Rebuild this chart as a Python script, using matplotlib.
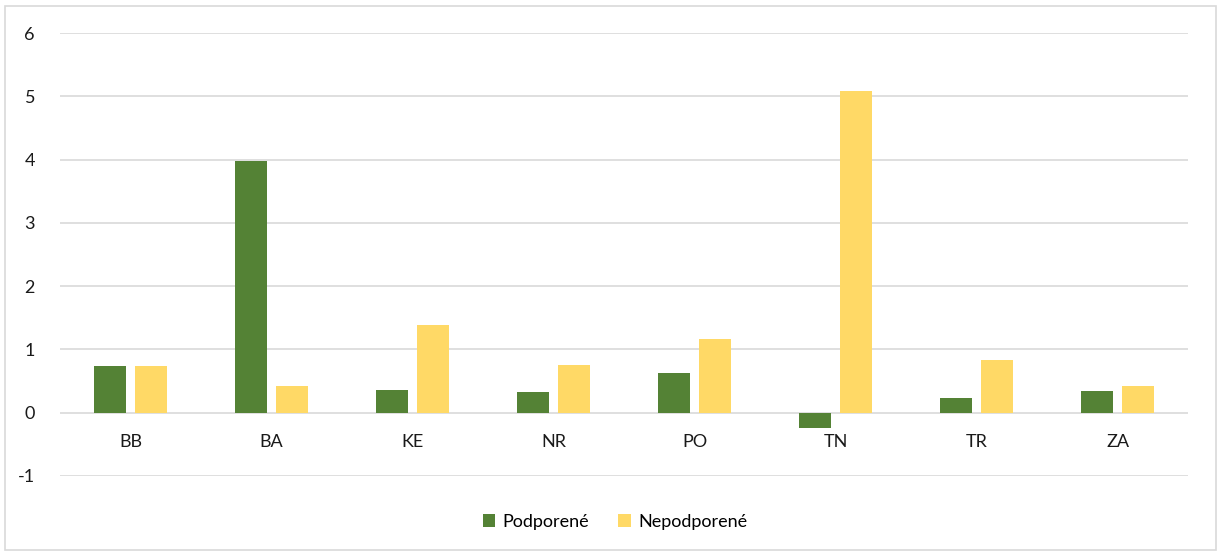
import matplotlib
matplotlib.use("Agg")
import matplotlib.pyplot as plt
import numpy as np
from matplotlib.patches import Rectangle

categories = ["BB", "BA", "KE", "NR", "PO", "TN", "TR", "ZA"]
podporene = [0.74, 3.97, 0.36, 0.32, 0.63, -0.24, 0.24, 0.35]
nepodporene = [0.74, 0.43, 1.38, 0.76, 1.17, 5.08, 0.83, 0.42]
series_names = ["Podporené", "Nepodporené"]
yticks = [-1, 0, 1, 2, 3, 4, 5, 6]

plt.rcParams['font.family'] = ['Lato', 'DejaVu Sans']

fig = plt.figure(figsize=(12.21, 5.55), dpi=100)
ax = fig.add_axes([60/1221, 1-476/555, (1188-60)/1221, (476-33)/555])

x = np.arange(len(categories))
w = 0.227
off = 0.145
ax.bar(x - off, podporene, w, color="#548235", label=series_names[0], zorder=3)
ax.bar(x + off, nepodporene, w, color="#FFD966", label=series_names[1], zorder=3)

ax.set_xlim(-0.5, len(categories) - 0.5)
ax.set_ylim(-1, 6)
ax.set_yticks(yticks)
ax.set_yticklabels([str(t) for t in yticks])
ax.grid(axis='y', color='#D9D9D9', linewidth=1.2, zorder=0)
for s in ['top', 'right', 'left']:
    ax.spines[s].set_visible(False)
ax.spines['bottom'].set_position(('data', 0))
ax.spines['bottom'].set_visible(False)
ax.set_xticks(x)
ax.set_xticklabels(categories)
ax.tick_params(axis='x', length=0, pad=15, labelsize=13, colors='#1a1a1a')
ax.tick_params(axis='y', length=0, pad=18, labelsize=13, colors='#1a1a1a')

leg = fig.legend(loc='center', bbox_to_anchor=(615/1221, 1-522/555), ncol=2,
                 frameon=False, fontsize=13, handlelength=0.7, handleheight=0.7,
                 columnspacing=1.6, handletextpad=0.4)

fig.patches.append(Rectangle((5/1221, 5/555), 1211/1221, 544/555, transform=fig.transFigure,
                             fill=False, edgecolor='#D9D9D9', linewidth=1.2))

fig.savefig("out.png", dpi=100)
^^^^^^^^^^^^^^^^
- _Task to carry out_: Transcribe the full listing above exactly, with the images removed.

- _The solution_:
Rebuild this chart as a Python script, using matplotlib.
import matplotlib
matplotlib.use("Agg")
import matplotlib.pyplot as plt
import numpy as np
from matplotlib.patches import Rectangle

categories = ["BB", "BA", "KE", "NR", "PO", "TN", "TR", "ZA"]
podporene = [0.74, 3.97, 0.36, 0.32, 0.63, -0.24, 0.24, 0.35]
nepodporene = [0.74, 0.43, 1.38, 0.76, 1.17, 5.08, 0.83, 0.42]
series_names = ["Podporené", "Nepodporené"]
yticks = [-1, 0, 1, 2, 3, 4, 5, 6]

plt.rcParams['font.family'] = ['Lato', 'DejaVu Sans']

fig = plt.figure(figsize=(12.21, 5.55), dpi=100)
ax = fig.add_axes([60/1221, 1-476/555, (1188-60)/1221, (476-33)/555])

x = np.arange(len(categories))
w = 0.227
off = 0.145
ax.bar(x - off, podporene, w, color="#548235", label=series_names[0], zorder=3)
ax.bar(x + off, nepodporene, w, color="#FFD966", label=series_names[1], zorder=3)

ax.set_xlim(-0.5, len(categories) - 0.5)
ax.set_ylim(-1, 6)
ax.set_yticks(yticks)
ax.set_yticklabels([str(t) for t in yticks])
ax.grid(axis='y', color='#D9D9D9', linewidth=1.2, zorder=0)
for s in ['top', 'right', 'left']:
    ax.spines[s].set_visible(False)
ax.spines['bottom'].set_position(('data', 0))
ax.spines['bottom'].set_visible(False)
ax.set_xticks(x)
ax.set_xticklabels(categories)
ax.tick_params(axis='x', length=0, pad=15, labelsize=13, colors='#1a1a1a')
ax.tick_params(axis='y', length=0, pad=18, labelsize=13, colors='#1a1a1a')

leg = fig.legend(loc='center', bbox_to_anchor=(615/1221, 1-522/555), ncol=2,
                 frameon=False, fontsize=13, handlelength=0.7, handleheight=0.7,
                 columnspacing=1.6, handletextpad=0.4)

fig.patches.append(Rectangle((5/1221, 5/555), 1211/1221, 544/555, transform=fig.transFigure,
                             fill=False, edgecolor='#D9D9D9', linewidth=1.2))

fig.savefig("out.png", dpi=100)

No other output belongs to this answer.